··· DATASET RECORDS

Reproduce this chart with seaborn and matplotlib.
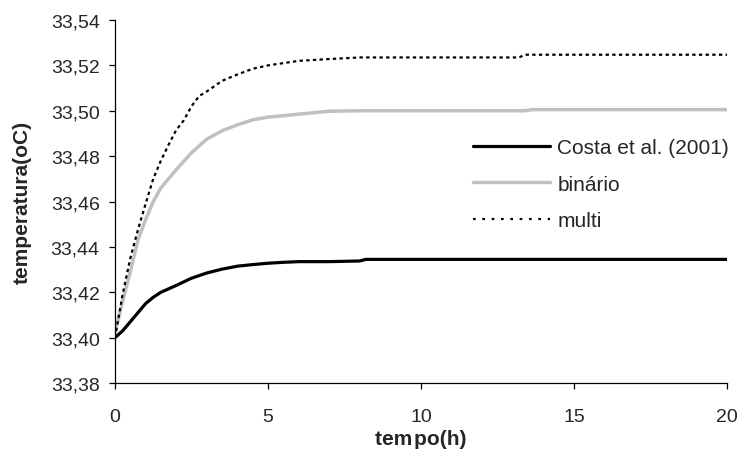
import matplotlib
matplotlib.use("Agg")
import matplotlib.pyplot as plt
from matplotlib.ticker import FuncFormatter, MultipleLocator
import seaborn as sns

# Time (h) and temperature (°C) for each model
t_costa = [0, 0.25, 0.5, 0.75, 1.0, 1.25, 1.5, 1.75, 2.0, 2.5, 3.0, 3.5, 4.0, 4.5,
           5.0, 5.5, 6.0, 7.0, 8.0, 8.2, 12.0, 16.0, 20.0]
temp_costa = [33.400, 33.403, 33.407, 33.411, 33.415, 33.4178, 33.4200, 33.4215,
              33.4230, 33.4262, 33.4285, 33.4302, 33.4315, 33.4322, 33.4328,
              33.4332, 33.4335, 33.4335, 33.4338, 33.4345, 33.4345, 33.4345, 33.4345]

t_bin = [0, 0.25, 0.5, 0.75, 1.0, 1.25, 1.5, 1.75, 2.0, 2.5, 3.0, 3.5, 4.0, 4.5,
         5.0, 5.5, 6.0, 7.0, 8.0, 13.4, 13.6, 20.0]
temp_bin = [33.402, 33.416, 33.429, 33.443, 33.452, 33.460, 33.466, 33.470,
            33.474, 33.4815, 33.4875, 33.4912, 33.4938, 33.4960, 33.4972,
            33.4978, 33.4985, 33.4998, 33.5000, 33.5000, 33.5005, 33.5005]

t_multi = [0, 0.25, 0.5, 0.75, 1.0, 1.25, 1.5, 1.75, 2.0, 2.25, 2.5, 2.75, 3.0,
           3.5, 4.0, 4.5, 5.0, 5.5, 6.0, 7.0, 8.0, 13.2, 13.4, 20.0]
temp_multi = [33.400, 33.419, 33.435, 33.4475, 33.459, 33.470, 33.478, 33.485,
              33.4915, 33.4958, 33.502, 33.5065, 33.5085, 33.5132, 33.5160,
              33.5185, 33.5200, 33.5210, 33.5220, 33.5228, 33.5235, 33.5235,
              33.5247, 33.5247]

x_ticks = [0, 5, 10, 15, 20]

sns.set_style("white")
plt.rcParams["font.family"] = ["Liberation Sans", "DejaVu Sans"]

fig = plt.figure(figsize=(7.39, 4.52), dpi=100)
ax = fig.add_axes([0.1556, 0.1504, 0.8282, 0.8031])

sns.lineplot(x=t_costa, y=temp_costa, ax=ax, color="black", linewidth=2.3,
             label="Costa et al. (2001)", sort=False, estimator=None)
sns.lineplot(x=t_bin, y=temp_bin, ax=ax, color="#c0c0c0", linewidth=2.5,
             label="binário", sort=False, estimator=None)
sns.lineplot(x=t_multi, y=temp_multi, ax=ax, color="black", linewidth=1.6,
             label="multi", sort=False, estimator=None)
ax.lines[2].set_dashes((1.5, 1.5))

ax.set_xlim(0, 20)
ax.set_ylim(33.38, 33.54)
ax.set_xticks(x_ticks)
ax.yaxis.set_major_locator(MultipleLocator(0.02))
ax.yaxis.set_major_formatter(FuncFormatter(lambda v, p: f"{v:.2f}".replace(".", ",")))

for s in ["top", "right"]:
    ax.spines[s].set_visible(False)
for s in ["left", "bottom"]:
    ax.spines[s].set_color("black")
    ax.spines[s].set_linewidth(0.9)

ax.tick_params(axis="both", which="major", direction="out", length=4, width=0.9,
               color="black", labelsize=14, pad=7, bottom=True, left=True)
ax.tick_params(axis="x", pad=14)

ax.set_xlabel("tem\u200apo(h)", fontsize=15, fontweight="bold", labelpad=3)
ax.set_ylabel("temperatura(oC)", fontsize=15, fontweight="bold")
ax.yaxis.set_label_coords(-0.136, 0.5)

leg = ax.legend(loc="center left", bbox_to_anchor=(0.585, 0.548), frameon=False,
                fontsize=15, handlelength=3.7, handletextpad=0.35, labelspacing=0.85,
                borderpad=0, borderaxespad=0)
leg.get_lines()[2].set_dashes((1.2, 3.0))

fig.savefig("out.png", dpi=100)
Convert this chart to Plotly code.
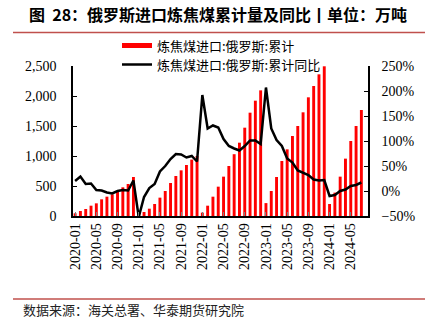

······

INSTRUCTIONS TO FOLLOW: Write out again exactly the lines from the start of the data above through the line containing "ax = fig.add_axes([0.1556, 0.1504, 0.8282, 0.8031])", inclusive, excluding any pictures.

RESULT OF THE TASK:
Reproduce this chart with seaborn and matplotlib.
import matplotlib
matplotlib.use("Agg")
import matplotlib.pyplot as plt
from matplotlib.ticker import FuncFormatter, MultipleLocator
import seaborn as sns

# Time (h) and temperature (°C) for each model
t_costa = [0, 0.25, 0.5, 0.75, 1.0, 1.25, 1.5, 1.75, 2.0, 2.5, 3.0, 3.5, 4.0, 4.5,
           5.0, 5.5, 6.0, 7.0, 8.0, 8.2, 12.0, 16.0, 20.0]
temp_costa = [33.400, 33.403, 33.407, 33.411, 33.415, 33.4178, 33.4200, 33.4215,
              33.4230, 33.4262, 33.4285, 33.4302, 33.4315, 33.4322, 33.4328,
              33.4332, 33.4335, 33.4335, 33.4338, 33.4345, 33.4345, 33.4345, 33.4345]

t_bin = [0, 0.25, 0.5, 0.75, 1.0, 1.25, 1.5, 1.75, 2.0, 2.5, 3.0, 3.5, 4.0, 4.5,
         5.0, 5.5, 6.0, 7.0, 8.0, 13.4, 13.6, 20.0]
temp_bin = [33.402, 33.416, 33.429, 33.443, 33.452, 33.460, 33.466, 33.470,
            33.474, 33.4815, 33.4875, 33.4912, 33.4938, 33.4960, 33.4972,
            33.4978, 33.4985, 33.4998, 33.5000, 33.5000, 33.5005, 33.5005]

t_multi = [0, 0.25, 0.5, 0.75, 1.0, 1.25, 1.5, 1.75, 2.0, 2.25, 2.5, 2.75, 3.0,
           3.5, 4.0, 4.5, 5.0, 5.5, 6.0, 7.0, 8.0, 13.2, 13.4, 20.0]
temp_multi = [33.400, 33.419, 33.435, 33.4475, 33.459, 33.470, 33.478, 33.485,
              33.4915, 33.4958, 33.502, 33.5065, 33.5085, 33.5132, 33.5160,
              33.5185, 33.5200, 33.5210, 33.5220, 33.5228, 33.5235, 33.5235,
              33.5247, 33.5247]

x_ticks = [0, 5, 10, 15, 20]

sns.set_style("white")
plt.rcParams["font.family"] = ["Liberation Sans", "DejaVu Sans"]

fig = plt.figure(figsize=(7.39, 4.52), dpi=100)
ax = fig.add_axes([0.1556, 0.1504, 0.8282, 0.8031])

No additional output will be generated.